**Description of the task:** Return each line of the listing below, unchanged, and omit the images.

-=-=-

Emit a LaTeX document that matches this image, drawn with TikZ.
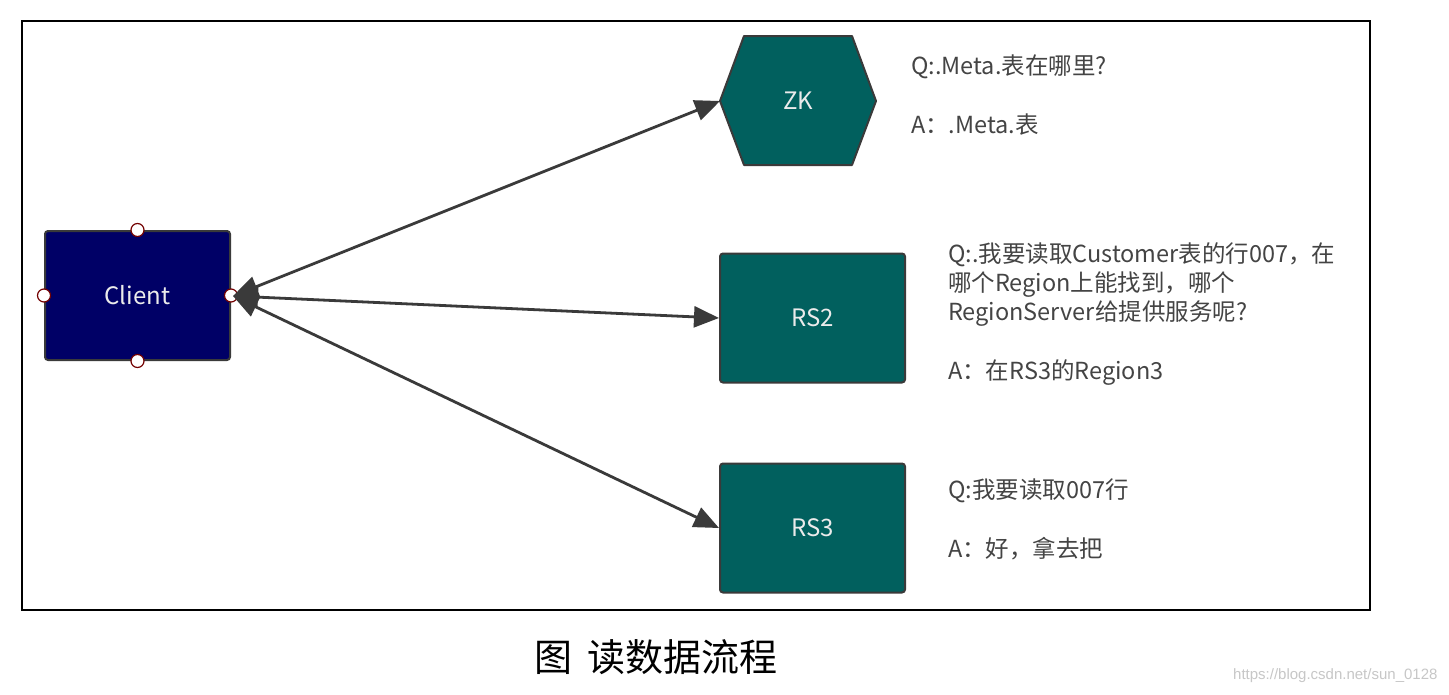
\documentclass[tikz,border=0pt]{standalone}
\usepackage{fontspec}
\setmainfont{Noto Sans CJK SC}
\newfontfamily\urlfont{Liberation Sans}
\usetikzlibrary{arrows.meta}
\definecolor{teal1}{HTML}{01605E}
\definecolor{navy1}{HTML}{000066}
\definecolor{edge1}{HTML}{3A3A3A}
\definecolor{txt1}{HTML}{444444}
\tikzset{
  boxnode/.style={draw=edge1, line width=2pt, rounded corners=3pt, minimum width=185pt, minimum height=129pt, text=white!92!black, font=\fontsize{24}{28}\selectfont},
  handle/.style={circle, draw=red!45!black, fill=white, line width=1.2pt, inner sep=0pt, minimum size=13pt},
  conn/.style={draw=edge1, line width=2.8pt, {Triangle[length=25pt,width=21pt]}-{Triangle[length=25pt,width=21pt]}},
  qa/.style={anchor=north west, align=left, inner sep=0pt, text=txt1, font=\fontsize{23.5}{29.3}\selectfont}
}
\begin{document}
\begin{tikzpicture}[x=1pt,y=-1pt]
\useasboundingbox (0,0) rectangle (1449,694);
\fill[white] (0,0) rectangle (1449,694);
\draw[black, line width=2pt] (22,21) rectangle (1370,610);
% Client
\node[boxnode, fill=navy1] (client) at (137.5,295.5) {Client};
\node[handle] (hn) at (client.north) {};
\node[handle] (hs) at (client.south) {};
\node[handle] (hw) at (client.west) {};
\node[handle] (he) at (client.east) {};
% ZK hexagon
\coordinate (zkw) at (720,101);
\coordinate (zkc) at (798,101);
\filldraw[fill=teal1, draw=edge1, line width=2pt, line join=round] (zkw) -- (744,36) -- (852,36) -- (876,101) -- (852,165) -- (744,165) -- cycle;
\node[text=white!92!black, font=\fontsize{24}{28}\selectfont] (zk) at (zkc) {ZK};
% RS nodes
\node[boxnode, fill=teal1] (rs2) at (812.5,318) {RS2};
\node[boxnode, fill=teal1] (rs3) at (812.5,528) {RS3};
% connectors
\coordinate (ce) at (233,296);
\draw[conn] (ce) -- (zkw);
\draw[conn] (ce) -- (rs2.west);
\draw[conn] (ce) -- (rs3.west);
% texts
\node[qa] (t1) at (911,55) {Q:.Meta.表在哪里?\\[29.3pt]A：.Meta.表};
\node[qa] (t2) at (948,242) {Q:.我要读取Customer表的行007，在\\哪个Region上能找到，哪个\\RegionServer给提供服务呢?\\[29.3pt]A：在RS3的Region3};
\node[qa] (t3) at (948,479) {Q:我要读取007行\\[29.3pt]A：好，拿去把};
% caption
\node[font=\fontsize{38}{42}\selectfont, text=black] (cap) at (656,657) {图\hspace{0.4em}读数据流程};
\node[font=\urlfont\fontsize{15}{17}\selectfont, text=black!22, anchor=east] (url) at (1441,676) {https://blog.csdn.net/sun\_0128};
\end{tikzpicture}
\end{document}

-=-=-

**Task result:**
Emit a LaTeX document that matches this image, drawn with TikZ.
\documentclass[tikz,border=0pt]{standalone}
\usepackage{fontspec}
\setmainfont{Noto Sans CJK SC}
\newfontfamily\urlfont{Liberation Sans}
\usetikzlibrary{arrows.meta}
\definecolor{teal1}{HTML}{01605E}
\definecolor{navy1}{HTML}{000066}
\definecolor{edge1}{HTML}{3A3A3A}
\definecolor{txt1}{HTML}{444444}
\tikzset{
  boxnode/.style={draw=edge1, line width=2pt, rounded corners=3pt, minimum width=185pt, minimum height=129pt, text=white!92!black, font=\fontsize{24}{28}\selectfont},
  handle/.style={circle, draw=red!45!black, fill=white, line width=1.2pt, inner sep=0pt, minimum size=13pt},
  conn/.style={draw=edge1, line width=2.8pt, {Triangle[length=25pt,width=21pt]}-{Triangle[length=25pt,width=21pt]}},
  qa/.style={anchor=north west, align=left, inner sep=0pt, text=txt1, font=\fontsize{23.5}{29.3}\selectfont}
}
\begin{document}
\begin{tikzpicture}[x=1pt,y=-1pt]
\useasboundingbox (0,0) rectangle (1449,694);
\fill[white] (0,0) rectangle (1449,694);
\draw[black, line width=2pt] (22,21) rectangle (1370,610);
% Client
\node[boxnode, fill=navy1] (client) at (137.5,295.5) {Client};
\node[handle] (hn) at (client.north) {};
\node[handle] (hs) at (client.south) {};
\node[handle] (hw) at (client.west) {};
\node[handle] (he) at (client.east) {};
% ZK hexagon
\coordinate (zkw) at (720,101);
\coordinate (zkc) at (798,101);
\filldraw[fill=teal1, draw=edge1, line width=2pt, line join=round] (zkw) -- (744,36) -- (852,36) -- (876,101) -- (852,165) -- (744,165) -- cycle;
\node[text=white!92!black, font=\fontsize{24}{28}\selectfont] (zk) at (zkc) {ZK};
% RS nodes
\node[boxnode, fill=teal1] (rs2) at (812.5,318) {RS2};
\node[boxnode, fill=teal1] (rs3) at (812.5,528) {RS3};
% connectors
\coordinate (ce) at (233,296);
\draw[conn] (ce) -- (zkw);
\draw[conn] (ce) -- (rs2.west);
\draw[conn] (ce) -- (rs3.west);
% texts
\node[qa] (t1) at (911,55) {Q:.Meta.表在哪里?\\[29.3pt]A：.Meta.表};
\node[qa] (t2) at (948,242) {Q:.我要读取Customer表的行007，在\\哪个Region上能找到，哪个\\RegionServer给提供服务呢?\\[29.3pt]A：在RS3的Region3};
\node[qa] (t3) at (948,479) {Q:我要读取007行\\[29.3pt]A：好，拿去把};
% caption
\node[font=\fontsize{38}{42}\selectfont, text=black] (cap) at (656,657) {图\hspace{0.4em}读数据流程};
\node[font=\urlfont\fontsize{15}{17}\selectfont, text=black!22, anchor=east] (url) at (1441,676) {https://blog.csdn.net/sun\_0128};
\end{tikzpicture}
\end{document}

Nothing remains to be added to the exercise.